TOPMODEL (Beven and Kirby 1979) is a variable contributing area conceptual model in which the topography of the basin is one of predominant factors determining streamflow generation. The model has been widely reported across the world (e.g. Beven 1997; Huang and Jiang 2002). It was originally developed to simulate hydrological processes in humid catchments (Quinn and Beven 1993; Robson et al. 1993). Presently, TOPMODEL has been extended to simulate hydrological processes in alpine regions (e.g. Schild et al. 1998; Volk 2000). Detailed description of the model can be found in above mentioned references, it is therefore not presented here.

3.2.3 XAJ model

XAJ model, developed by Zhao et al. (1980), is a well-known lumped watershed model.

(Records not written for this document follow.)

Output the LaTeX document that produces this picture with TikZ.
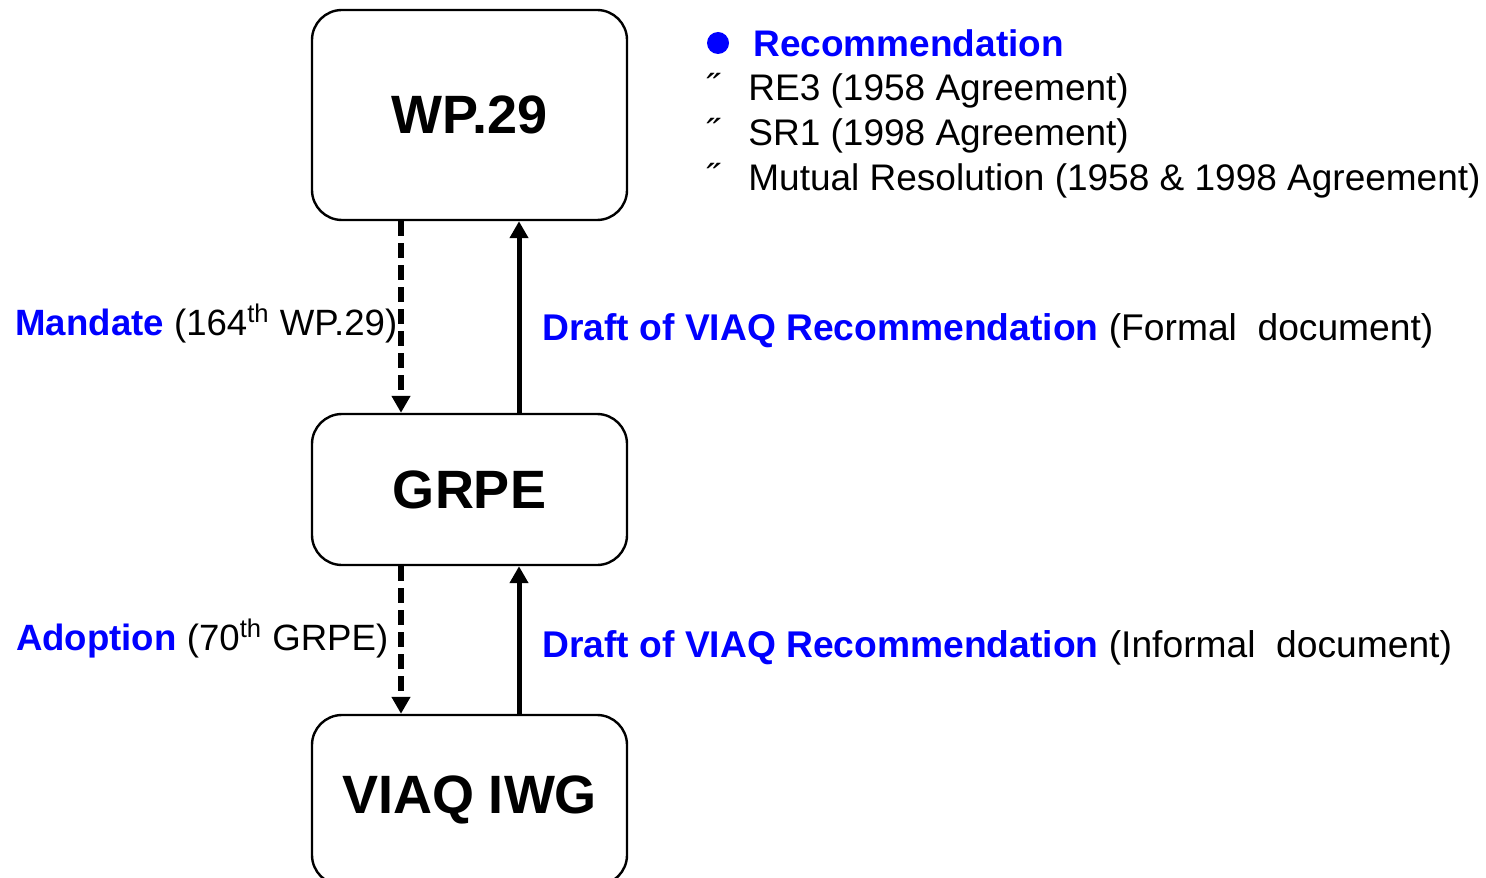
\documentclass[tikz,border=0pt]{standalone}
\usepackage{fontspec}
\setmainfont{Liberation Sans}
\usetikzlibrary{arrows.meta,positioning}
\definecolor{recblue}{RGB}{0,0,255}

\begin{document}
\begin{tikzpicture}[x=0.5pt,y=-0.5pt,on grid,
    >={Triangle[length=8.5pt,width=9pt]},
    group/.style={draw,line width=1.2pt,rounded corners=15pt,minimum width=157.5pt,
      font=\fontsize{27}{32}\selectfont\bfseries},
    down/.style={->,line width=2.8pt,dash pattern=on 7.5pt off 3.5pt},
    up/.style={->,line width=2.5pt},
    lbl/.style={inner sep=0pt,font=\fontsize{18.3}{22}\selectfont},
    rlbl/.style={inner sep=0pt,font=\fontsize{18.6}{22}\selectfont},
    blue/.style={text=recblue,font=\fontsize{18.5}{22}\selectfont\bfseries}]
   \path[use as bounding box,clip] (0,0) rectangle (1486,877);
   % the three groups
   \node[group,minimum height=105pt] (wp) at (469.5,115) {WP.29};
   \node[group,minimum height=75.5pt] (grpe) [below=187.25pt of wp] {GRPE};
   \node[group,minimum height=85pt] (iwg) [below=155.25pt of grpe] {VIAQ IWG};
   % links
   \draw[down] ([xshift=-34.25pt]wp.south) -- ([xshift=-34.25pt]grpe.north)
     node[lbl,pos=0.535,left=0.5pt] (mandate) {\textcolor{recblue}{\bfseries Mandate} (164\textsuperscript{th} WP.29)};
   \draw[up] ([xshift=24.75pt]grpe.north) -- ([xshift=24.75pt]wp.south)
     node[rlbl,pos=0.43,right=10.5pt] (formal) {\textcolor{recblue}{\bfseries Draft of VIAQ Recommendation} (Formal~~document)};
   \draw[down] ([xshift=-34.25pt]grpe.south) -- ([xshift=-34.25pt]iwg.north)
     node[lbl,pos=0.49,left=5pt] (adoption) {\textcolor{recblue}{\bfseries Adoption} (70\textsuperscript{th} GRPE)};
   \draw[up] ([xshift=24.75pt]iwg.north) -- ([xshift=24.75pt]grpe.south)
     node[rlbl,pos=0.45,right=10.5pt] (informal) {\textcolor{recblue}{\bfseries Draft of VIAQ Recommendation} (Informal~~document)};
   % recommendation list
   \node[circle,fill=recblue,minimum size=11pt,inner sep=0pt] (dot) at (718,43) {};
   \node[blue,anchor=west,inner sep=0pt] (rec) at (753,43) {Recommendation};
   \node[lbl,anchor=north west,align=left,font=\fontsize{18.5}{22.5}\selectfont] (items) at (706,73) {%
     \makebox[21pt][l]{˝}RE3 (1958 Agreement)\\
     \makebox[21pt][l]{˝}SR1 (1998 Agreement)\\
     \makebox[21pt][l]{˝}Mutual Resolution (1958 \& 1998 Agreement)};
\end{tikzpicture}
\end{document}
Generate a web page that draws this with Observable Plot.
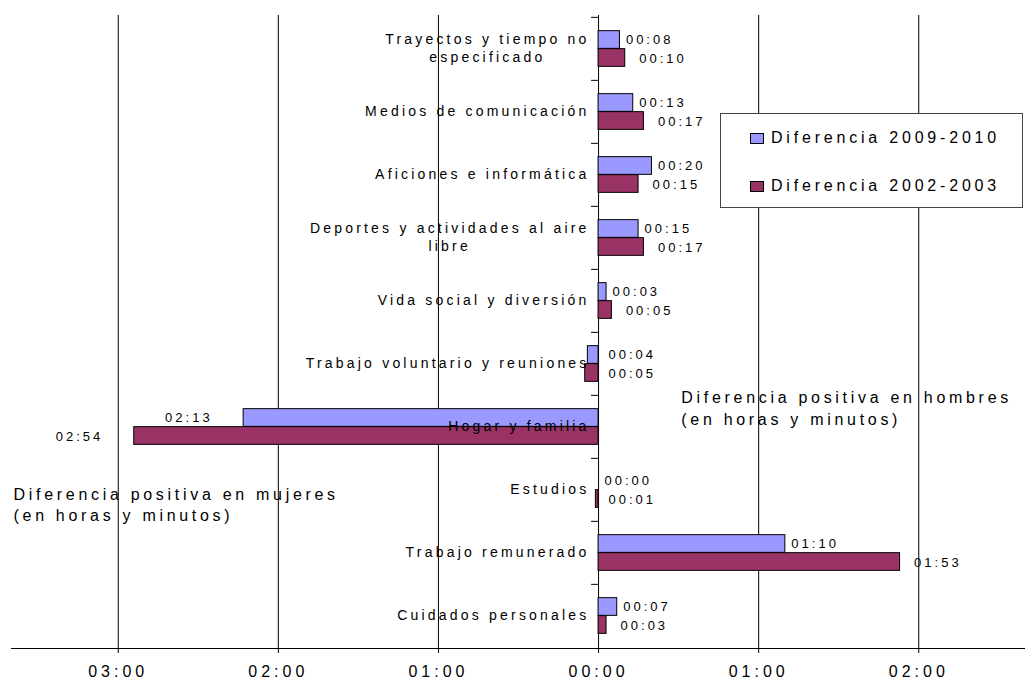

The structure of the model is available in many references (Li et al. 2009; Zhao 1992). The soil is considered as three vertical layers in evapotranspiration module: an upper layer, a lower layer and a deep layer (Jayawardena and Zhou 2000). With a consideration of partial-area runoff generation, a parabolic curve is utilized to express spatially heterogeneous distributions of tension water storage capacity. Routing in channel system is estimated by Muskingum routing scheme. Recently, studies on projecting future scenarios of runoff processes under climate change based on this model have been reported for various worldwide regions (e.g. Jiang et al. 2007; Ju et al. 2009).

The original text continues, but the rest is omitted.